The non-joinder of an indispensable party may be noticed by the appellate court, on its own motion. C.C.P. 927. We cannot decide whether lands are burdened with a servitude unless the owners of the lands are parties to the litigation.
The power of a civil court to enjoin criminal prosecution is frequently a subject of dispute in cases similar to this. Our courts have repeated that three circumstances must exist before the enforcement of a penal ordinance may be enjoined. First, there must be a property right in the plaintiffs, the invasion of which is threatened by the defendants; second, there must be an ordinance or statute which is manifestly unconstitutional; and finally, there must be a threatened irreparable injury as a result of a demonstrable inability to obtain an adequate remedy in the courts having jurisdiction of the threatened prosecution. Sears Roebuck and Company v. City of New Orleans, 238 La. 936, 117 So.2d 64 (1960); Olan Mills, Inc. of Tennessee v. City of Bogalusa, 225 La. 648, 73 So.2d 791 (1954); Baton Rouge Fireworks Company, Inc. v. Police Jury and Sheriff of Parish of St. Charles, 127 So.2d 54 (1961).
For example, in Everhardt et al. v. City of New Orleans, La.App., 208 So.2d 423 (1968) (reversed on other grounds at 253 La. 285, 217 So.2d 400), the Court of Appeal rendered a declaratory judgment holding a city ordinance unconstitutional, but refused an injunction because the plaintiffs "failed to prove enforcement of the helmet ordinance will cause or has caused irreparable injury."

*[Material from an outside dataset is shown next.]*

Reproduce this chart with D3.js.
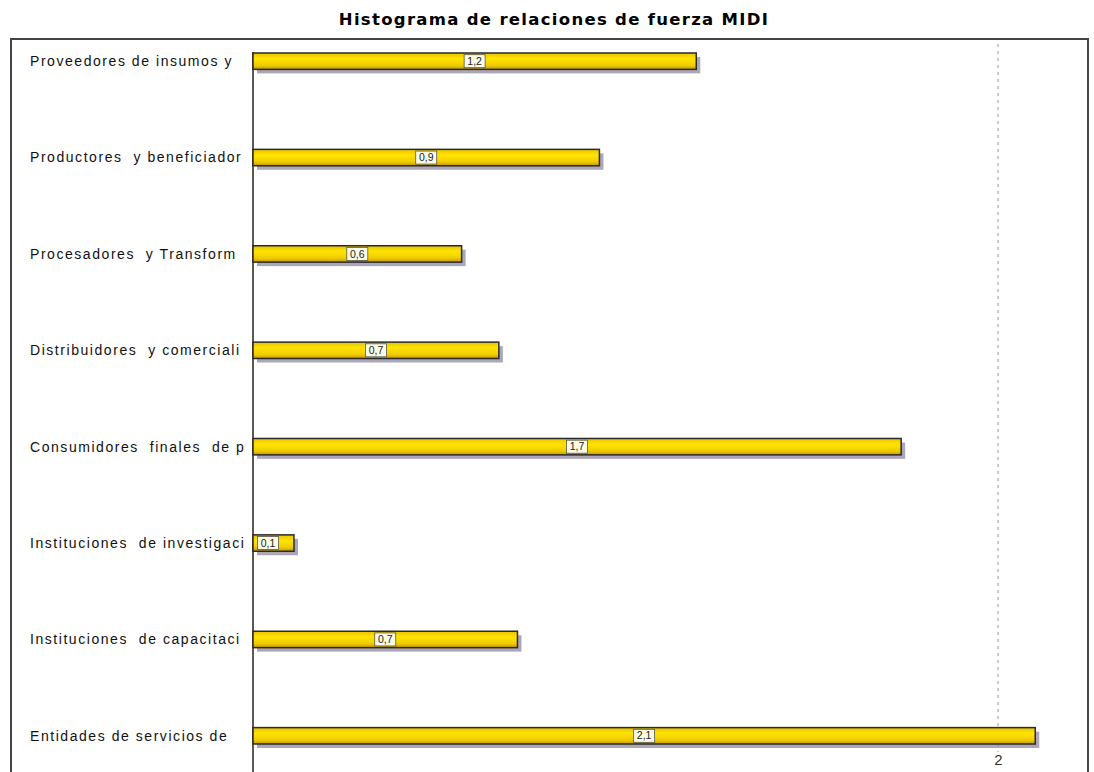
<!DOCTYPE html>
<html><head><meta charset="utf-8">
<script src="https://d3js.org/d3.v7.min.js"></script>
<style>
body{margin:0;background:#fff;}
text{font-family:"Liberation Sans",Arial,sans-serif;}
</style></head>
<body>
<svg width="1094" height="772"></svg>
<script>
const categories = ["Proveedores de insumos y","Productores  y beneficiador","Procesadores  y Transform","Distribuidores  y comerciali","Consumidores  finales  de p","Instituciones  de investigaci","Instituciones  de capacitaci","Entidades de servicios de"];
const values = [1.19, 0.93, 0.56, 0.66, 1.74, 0.11, 0.71, 2.10];
const tickValues = [2];

const svg = d3.select("svg");
const left = 253, right = 998;
const x = d3.scaleLinear().domain([0,2]).range([left,right]);
const y = d3.scaleBand().domain(categories).range([53,744]).paddingInner(0.83).paddingOuter(0);

const defs = svg.append("defs");
const grad = defs.append("linearGradient").attr("id","yel").attr("x1",0).attr("y1",0).attr("x2",0).attr("y2",1);
grad.append("stop").attr("offset","0%").attr("stop-color","#e8c200");
grad.append("stop").attr("offset","35%").attr("stop-color","#ffe400");
grad.append("stop").attr("offset","75%").attr("stop-color","#f0cc00");
grad.append("stop").attr("offset","100%").attr("stop-color","#c49a00");

// title
svg.append("text").attr("x",554).attr("y",25).attr("text-anchor","middle")
  .style("font-family","'DejaVu Sans',Verdana,sans-serif").style("font-weight","bold").style("font-size","16.5px")
  .style("letter-spacing","1.3px")
  .text("Histograma de relaciones de fuerza MIDI");

// frame
svg.append("rect").attr("x",11).attr("y",39).attr("width",1077).attr("height",760)
  .attr("fill","none").attr("stroke","#444").attr("stroke-width",2);

// grid line at 2
svg.selectAll(".grid").data(tickValues).join("line").attr("class","grid")
  .attr("x1",d=>x(d)).attr("x2",d=>x(d)).attr("y1",44).attr("y2",752)
  .attr("stroke","#999").attr("stroke-dasharray","3,4");

// axis
const ax = svg.append("g").attr("transform","translate(0,752)")
  .call(d3.axisBottom(x).tickValues(tickValues).tickSize(0).tickPadding(2).tickFormat(d3.format("d")));
ax.select(".domain").remove();
ax.selectAll("text").style("font-size","15px").attr("fill","#333").style("font-family","'Liberation Sans',Arial,sans-serif");

svg.append("line").attr("x1",left).attr("x2",left).attr("y1",52).attr("y2",772)
  .attr("stroke","#222").attr("stroke-width",1.5);

const g = svg.append("g");
// shadows
g.selectAll(".sh").data(values).join("rect").attr("class","sh")
  .attr("x",left+4).attr("y",(d,i)=>y(categories[i])+4)
  .attr("width",d=>x(d)-left).attr("height",y.bandwidth())
  .attr("fill","#8f88a0").attr("opacity",0.75);
g.selectAll(".bar").data(values).join("rect").attr("class","bar")
  .attr("x",left).attr("y",(d,i)=>y(categories[i]))
  .attr("width",d=>x(d)-left).attr("height",y.bandwidth())
  .attr("fill","url(#yel)").attr("stroke","#2a2a2a").attr("stroke-width",1.5);

// value labels
const fmt = d=>d3.format(".1f")(d).replace(".",",");
const lab = g.selectAll(".lab").data(values).join("g").attr("class","lab")
  .attr("transform",(d,i)=>{
    const w = x(d)-left;
    const cx = w < 60 ? left+15 : left + w/2;
    return `translate(${cx},${y(categories[i])+y.bandwidth()/2})`;
  });
lab.append("rect").attr("x",-10.5).attr("y",-6.5).attr("width",21).attr("height",13)
  .attr("fill","#fbfbe6").attr("stroke","#555").attr("stroke-width",0.8);
lab.append("text").attr("text-anchor","middle").attr("dy","0.35em")
  .style("font-size","10.5px").attr("fill","#222").text(fmt);

// category labels
svg.selectAll(".cat").data(categories).join("text").attr("class","cat")
  .attr("x",30).attr("y",d=>y(d)+y.bandwidth()/2).attr("dy","0.35em")
  .style("font-size","14px").style("letter-spacing","1.55px").style("white-space","pre").attr("fill","#111")
  .text(d=>d);
</script>
</body></html>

There is doubt that either the district court or this court possesses the power to enjoin the prosecution in this case because here, as in Theodos v. Bossier City et al., 232 La. 1059, 95 So.2d 825 (1957), there is no contention by the plaintiffs that the statute complained of is unconstitutional, but only that the plaintiffs have been exempted by operation of law from the provisions of the statute which form the basis of the threatened prosecution.